**Problem description**. Please restate, exactly as written, the lines running from the beginning of the material through the line that has "2120, 2260, 2085]" in it.

**Provided material**.
——

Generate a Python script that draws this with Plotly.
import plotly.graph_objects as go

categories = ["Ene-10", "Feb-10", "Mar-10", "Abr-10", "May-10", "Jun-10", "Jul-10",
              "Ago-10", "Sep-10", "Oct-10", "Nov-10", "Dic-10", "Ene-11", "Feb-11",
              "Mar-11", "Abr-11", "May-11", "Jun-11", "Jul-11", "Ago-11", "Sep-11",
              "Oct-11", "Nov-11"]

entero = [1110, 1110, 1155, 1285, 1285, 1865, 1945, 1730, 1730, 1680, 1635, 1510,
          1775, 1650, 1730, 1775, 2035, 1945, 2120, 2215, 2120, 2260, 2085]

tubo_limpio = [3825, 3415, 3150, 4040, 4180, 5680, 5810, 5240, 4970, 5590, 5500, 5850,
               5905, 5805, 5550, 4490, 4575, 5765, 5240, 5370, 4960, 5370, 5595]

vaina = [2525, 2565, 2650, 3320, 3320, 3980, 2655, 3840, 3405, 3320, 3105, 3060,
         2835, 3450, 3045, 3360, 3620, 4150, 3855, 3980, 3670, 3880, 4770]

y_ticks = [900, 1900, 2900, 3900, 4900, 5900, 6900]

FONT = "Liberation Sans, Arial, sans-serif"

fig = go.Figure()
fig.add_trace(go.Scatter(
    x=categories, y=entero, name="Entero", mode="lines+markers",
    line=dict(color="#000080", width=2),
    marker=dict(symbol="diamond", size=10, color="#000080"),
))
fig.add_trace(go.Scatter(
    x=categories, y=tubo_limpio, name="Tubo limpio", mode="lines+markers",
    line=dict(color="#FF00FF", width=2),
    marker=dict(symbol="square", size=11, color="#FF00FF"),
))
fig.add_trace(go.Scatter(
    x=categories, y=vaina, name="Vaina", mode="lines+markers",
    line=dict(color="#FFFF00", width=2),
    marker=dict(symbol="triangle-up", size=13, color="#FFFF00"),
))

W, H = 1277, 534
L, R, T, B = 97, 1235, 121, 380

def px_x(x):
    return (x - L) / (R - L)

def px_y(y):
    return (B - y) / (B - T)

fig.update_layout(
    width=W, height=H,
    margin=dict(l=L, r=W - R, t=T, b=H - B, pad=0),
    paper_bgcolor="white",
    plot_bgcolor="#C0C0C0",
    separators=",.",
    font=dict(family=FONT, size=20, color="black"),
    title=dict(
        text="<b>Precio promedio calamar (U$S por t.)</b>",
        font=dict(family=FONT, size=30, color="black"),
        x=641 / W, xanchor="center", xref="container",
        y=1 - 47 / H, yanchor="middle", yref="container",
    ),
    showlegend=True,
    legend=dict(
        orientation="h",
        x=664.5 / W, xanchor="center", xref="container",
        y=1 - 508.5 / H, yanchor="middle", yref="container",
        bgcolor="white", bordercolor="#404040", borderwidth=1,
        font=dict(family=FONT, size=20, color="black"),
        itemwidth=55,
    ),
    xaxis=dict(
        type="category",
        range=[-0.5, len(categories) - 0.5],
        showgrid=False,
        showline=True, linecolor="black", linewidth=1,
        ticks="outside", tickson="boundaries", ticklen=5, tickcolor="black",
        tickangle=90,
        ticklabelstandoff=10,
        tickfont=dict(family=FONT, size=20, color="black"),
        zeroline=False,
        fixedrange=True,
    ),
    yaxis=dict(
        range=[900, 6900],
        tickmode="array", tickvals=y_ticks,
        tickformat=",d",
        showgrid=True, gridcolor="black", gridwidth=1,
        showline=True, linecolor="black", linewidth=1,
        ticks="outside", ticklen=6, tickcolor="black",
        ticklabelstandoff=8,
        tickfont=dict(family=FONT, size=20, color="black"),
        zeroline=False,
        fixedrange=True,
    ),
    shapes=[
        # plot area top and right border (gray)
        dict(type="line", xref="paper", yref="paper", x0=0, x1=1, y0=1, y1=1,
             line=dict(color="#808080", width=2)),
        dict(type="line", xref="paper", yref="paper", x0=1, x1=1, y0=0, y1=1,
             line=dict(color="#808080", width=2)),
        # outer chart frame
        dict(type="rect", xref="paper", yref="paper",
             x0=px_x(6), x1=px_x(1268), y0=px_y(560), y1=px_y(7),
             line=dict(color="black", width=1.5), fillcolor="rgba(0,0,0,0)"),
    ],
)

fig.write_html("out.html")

——

**Solution to this task**.
Generate a Python script that draws this with Plotly.
import plotly.graph_objects as go

categories = ["Ene-10", "Feb-10", "Mar-10", "Abr-10", "May-10", "Jun-10", "Jul-10",
              "Ago-10", "Sep-10", "Oct-10", "Nov-10", "Dic-10", "Ene-11", "Feb-11",
              "Mar-11", "Abr-11", "May-11", "Jun-11", "Jul-11", "Ago-11", "Sep-11",
              "Oct-11", "Nov-11"]

entero = [1110, 1110, 1155, 1285, 1285, 1865, 1945, 1730, 1730, 1680, 1635, 1510,
          1775, 1650, 1730, 1775, 2035, 1945, 2120, 2215, 2120, 2260, 2085]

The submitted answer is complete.